Pour rappel, cette COP28 révèlera également le bilan des progrès réalisés dans le cadre de l’Accord de Paris, le traité historique sur le climat conclu en 2015. Elle dressera aussi un plan d’action pour réduire considérablement les émissions.
Les COP ne sont pas la seule voie d’action pour faire face à la crise climatique. Le secteur privé a un rôle clé à jouer et doit faire émerger des solutions « Made in Africa » qui pourrons être généralisées
Le monde s’accorde à dire que l’Afrique fait partie de la solution globale dans le sens qu’il faut nous inclure dans la discussion. J’aimerais rajouter que, depuis l’Afrique, nous avons aussi des solutions dont le monde pourrait bénéficier. Les COP ne sont pas la seule voie d’action pour faire face à la crise climatique. Le secteur privé a un rôle clé à jouer et doit faire émerger des solutions « Made in Africa » qui pourrons être généralisées. Chez AXIAN, face aux multiples enjeux socio-environnementaux auxquels fait face le continent africain, nous avons au cœur de tout le paradigme de l’impact positif et de la durabilité.

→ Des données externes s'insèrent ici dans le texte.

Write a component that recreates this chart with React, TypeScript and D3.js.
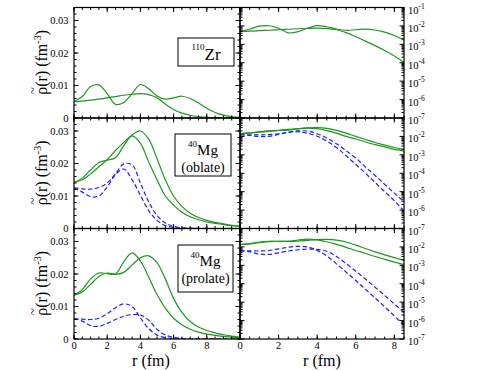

Nous nous sommes engagés dans cette voie en tant que groupe panafricain responsable afin de répondre aux défis sociaux et environnementaux du continent.

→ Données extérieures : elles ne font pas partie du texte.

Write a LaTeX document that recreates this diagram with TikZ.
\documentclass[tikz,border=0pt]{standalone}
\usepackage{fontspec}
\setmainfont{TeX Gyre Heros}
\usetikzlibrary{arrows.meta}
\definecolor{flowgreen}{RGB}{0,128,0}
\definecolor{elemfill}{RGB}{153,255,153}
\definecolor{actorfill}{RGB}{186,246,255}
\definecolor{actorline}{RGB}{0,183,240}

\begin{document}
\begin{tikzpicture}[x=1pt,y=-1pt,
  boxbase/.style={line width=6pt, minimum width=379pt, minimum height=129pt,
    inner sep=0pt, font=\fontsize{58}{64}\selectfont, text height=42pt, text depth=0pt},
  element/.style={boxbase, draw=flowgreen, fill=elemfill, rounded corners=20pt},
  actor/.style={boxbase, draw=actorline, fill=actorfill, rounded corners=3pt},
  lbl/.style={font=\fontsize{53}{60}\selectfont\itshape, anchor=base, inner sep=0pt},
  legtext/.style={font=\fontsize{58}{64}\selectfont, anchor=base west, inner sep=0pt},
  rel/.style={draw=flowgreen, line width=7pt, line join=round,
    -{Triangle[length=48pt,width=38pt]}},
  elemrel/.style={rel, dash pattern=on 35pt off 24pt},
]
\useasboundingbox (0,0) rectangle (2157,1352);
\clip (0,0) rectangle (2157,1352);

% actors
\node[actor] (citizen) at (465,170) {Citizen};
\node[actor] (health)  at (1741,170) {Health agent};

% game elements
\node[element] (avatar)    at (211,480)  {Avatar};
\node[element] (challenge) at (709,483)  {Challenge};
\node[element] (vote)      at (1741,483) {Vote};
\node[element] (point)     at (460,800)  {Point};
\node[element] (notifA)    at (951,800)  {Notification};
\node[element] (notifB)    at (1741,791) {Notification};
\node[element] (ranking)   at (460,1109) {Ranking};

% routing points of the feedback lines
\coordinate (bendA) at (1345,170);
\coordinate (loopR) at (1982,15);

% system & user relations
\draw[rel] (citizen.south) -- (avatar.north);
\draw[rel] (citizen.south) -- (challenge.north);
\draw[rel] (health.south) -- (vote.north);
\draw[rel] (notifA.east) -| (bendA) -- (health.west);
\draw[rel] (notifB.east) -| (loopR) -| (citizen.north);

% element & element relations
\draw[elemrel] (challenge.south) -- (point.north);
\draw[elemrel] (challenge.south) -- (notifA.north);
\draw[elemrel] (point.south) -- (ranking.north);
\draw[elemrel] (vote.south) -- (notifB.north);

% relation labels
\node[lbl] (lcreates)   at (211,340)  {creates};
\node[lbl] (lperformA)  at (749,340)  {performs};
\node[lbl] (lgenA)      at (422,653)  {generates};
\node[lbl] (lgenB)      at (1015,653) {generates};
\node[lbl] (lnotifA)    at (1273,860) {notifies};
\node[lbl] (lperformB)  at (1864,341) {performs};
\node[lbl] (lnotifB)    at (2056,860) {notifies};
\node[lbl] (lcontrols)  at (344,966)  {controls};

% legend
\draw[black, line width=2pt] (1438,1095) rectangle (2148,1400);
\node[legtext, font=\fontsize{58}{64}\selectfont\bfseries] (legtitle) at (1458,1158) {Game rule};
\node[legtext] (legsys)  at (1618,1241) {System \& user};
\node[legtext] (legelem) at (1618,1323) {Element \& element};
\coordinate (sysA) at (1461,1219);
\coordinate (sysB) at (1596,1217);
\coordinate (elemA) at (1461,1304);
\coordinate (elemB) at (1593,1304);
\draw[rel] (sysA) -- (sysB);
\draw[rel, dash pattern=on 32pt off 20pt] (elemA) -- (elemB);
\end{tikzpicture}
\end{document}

Que faut-il, à votre avis, pour parvenir à une solution durable et plus juste vis-à-vis de l’Afrique qui est plus que jamais victime dans cette crise climatique ?
Réclamer ce qui est dû tout en apportant et construisant, brandir les chiffres et les réalités mais ne pas s’enfermer dans un rôle de victime mais en acteur de la solution
Lors du premier Sommet africain pour le Climat à Nairobi en septembre 2023, l’Afrique a énoncé clairement sa détermination à prendre des mesures audacieuses pour relever les défis climatiques
C’est aussi le rôle du secteur privé de concourir à une solution durable et plus juste pour les africains. Nous devons tous être moteurs de la transformation de nos propres pays.
Tout d’abord, nous attendons que l’Afrique soit au cœur des solutions et des financements apportés. Il est crucial que les acteurs de cette COP intègrent enfin réellement et matériellement les réalités spécifiques du continent, pour faire face, ensemble, aux obstacles qui nous guettent.
Cela implique donc en premier lieu de prendre pleinement conscience du défi colossal que représente le déficit infrastructurel en Afrique et d’y apporter toute l’attention et le soutien financier qu’il nécessite. La COP28 doit marquer un engagement concret pour un financement sur-mesure et aligné aux réalités africaines de l’action climatique.
Au-delà du financement, il est temps de dessiner collectivement une stratégie climatique réaliste et alignée sur les perspectives de développement en Afrique, en capitalisant notamment sur les opportunités du marché africain, l’Accord de libre-échange continental africain, la demande croissante de minerais essentiels, et la jeunesse africaine.
Cette COP28 a-t-elle répondu à vos attentes ?
Nous avons glané et semé des connexions, des apprentissages et des contributions. A peine rentrés, nous sommes déjà en train de faire le suivi des rencontres et des partenariats potentiels. Nous partageons les apprentissages avec les collaborateurs en interne et les parties prenantes. Enfin, nous dressons notre roadmap pour ancrer tout cela dans quelque chose de productif et concret.
On se donne rendez-vous dans 6 mois pour dresser un état des lieux de ce qu’aura pu apporter cette COP28 pour le secteur privé, pour l’Afrique et pour le monde ? Comme le disait Mme Sanda Ojiambo, Sous-Secrétaire générale chargée du Pacte mondial des Nations Unies, à la COP28 : « Une Afrique qui gagne, c’est le monde qui gagne ».